Oh, Lisa, big big big big big hugs. I could have written your post, not because of the specific circumstances but because of the "I suck" comment. You cannot do everything right everything single time and there is no right way of doing things. Sometimes you will be more frustrated than other times and other times you will have the patience of a saint! You are aware, you are human, you are trying...those things alone are a huge gift to your children. There are many parents out there who never think about their parenting or their reactions to their kids and those are the children who are truly emotionally harmed. Each day is a new one and you are a bright, searching, wonderfully mommy who will keep looking at ways to be better at it every day, whatever that better is based on your energy and patience level. You know these things already, Lisa, but you just need to hear them more often. Hugs again.

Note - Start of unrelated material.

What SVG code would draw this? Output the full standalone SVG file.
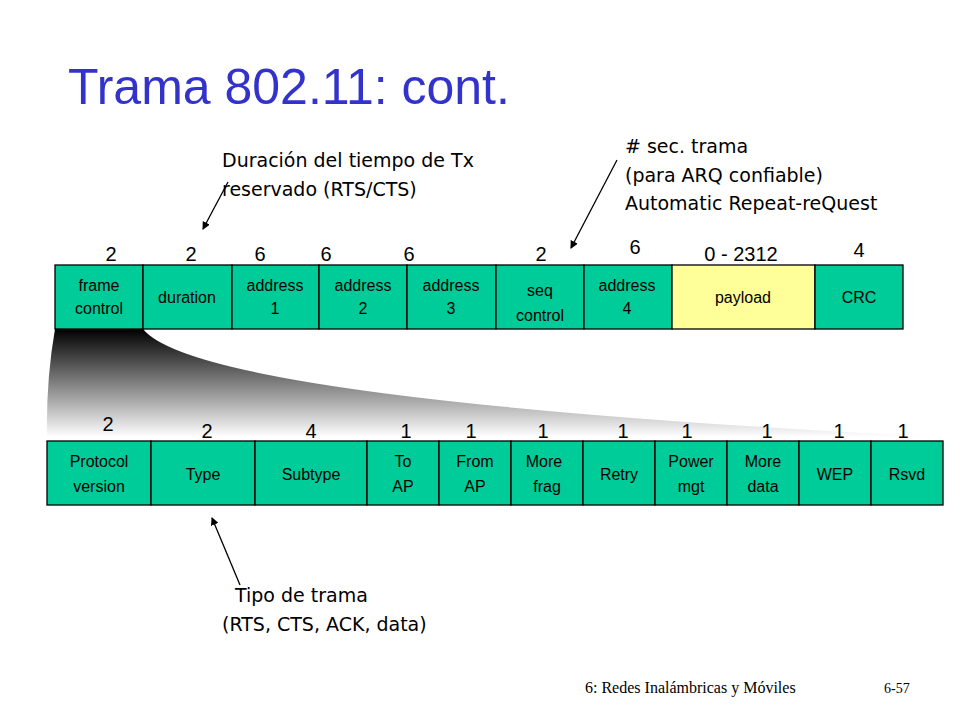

I think we all have things our kids do that we can't stand.
The thing your daughter is doing... I don't think your reaction is a selfish one. Her behavior is impacting her negatively (deformed nails, bumpy skin, pulling out hair).
I'd be upset, too.
And I'd probably try the angry thing, too.
I guess she has to choose to stop so you have to find ways to bribe... er, I mean, encourage... her to stop on her own. Help her find another comfort object.
Don't beat yourself up so much!! Would you talk this way to your closest friend?
your post made me think about my own relationship with my mother. i used to do the hair twirling thing, and my mom took the anfry route with me. honestly, sometimes i did do it just to piss her off (one i realized it did), but i did eventually stop.
you are an awesome mom. there will be angry, annoyed, irritating times as i'm sure you know...but your kids know you love them!
on a side note: a friend of mine has a 3 yo who pulls her hair out (to baldness actually), and they found it was due to stress. maybe something's bugging her...???
You could try pulling her hair back so that she cannot play with it and making her wear gloves. You could also teach her how to do something else with her hands, such as knitting. She is old enough! When I was little I used to bite my nails, and the thing that worked for me was doing other things with my hands (I was taught how to knit and now am an avid knitter) during the day and wearing gloves to bed at night. You are not a terrible mother - it's just that you are human and can't do everything you might want to acheive.